Abstract

Abstract Part of the Alpine foreland basin, the Grand Coyer remnant lies in a NW-SE-trending syncline and contains turbidity current deposits derived from the south. Palaeotopography of the Marnes Bleues surface is complex but there is generally a NE-dipping confining slope in the west of the area. Palaeocurrent data suggest that aside from localized alteration of flow paths, the mean direction of flow was parallel to this slope. Three sections (Vallon de Fouès & Carton, Laupon and Sommet de la Mole) are used to illustrate the nature of the Marnes Brunes Inférieures—a transitional facies between the Marnes Bleues and the Grès d’Annot. The Marnes Brunes Inférieures is typically thin-bedded, sharp-based and sharp-topped, non-graded, predominantly very fine-grained sands, with planar and ripple lamination, interbedded with thin marls and shale.

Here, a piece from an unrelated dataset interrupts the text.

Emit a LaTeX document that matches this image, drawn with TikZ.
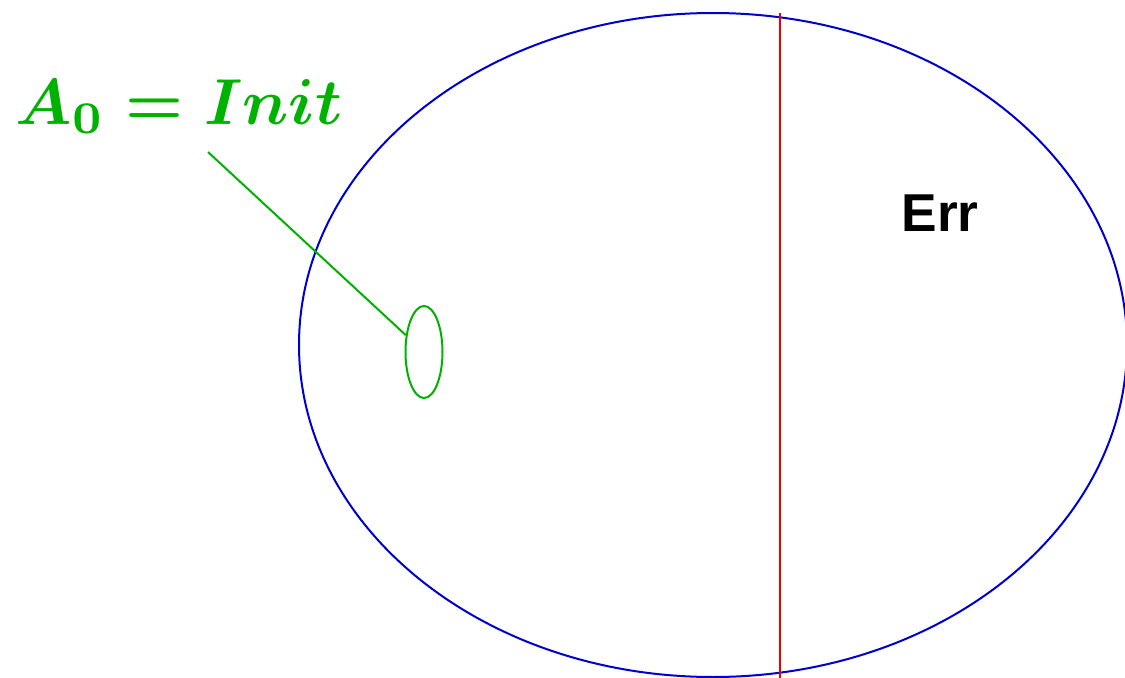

The finer grained Marnes Brunes Inférieures in the Grand Coyer area is interpreted as a distal and lateral equivalent of the coarser Grès d’Annot, which is generally thought to represent deposition along the main axis of flow. Examples are provided of how these characteristics change away from the onlap slope. Evidence is presented to illustrate the connection between syndepositional structural alteration and the common slumping observed within the Marnes Brunes Inférieures.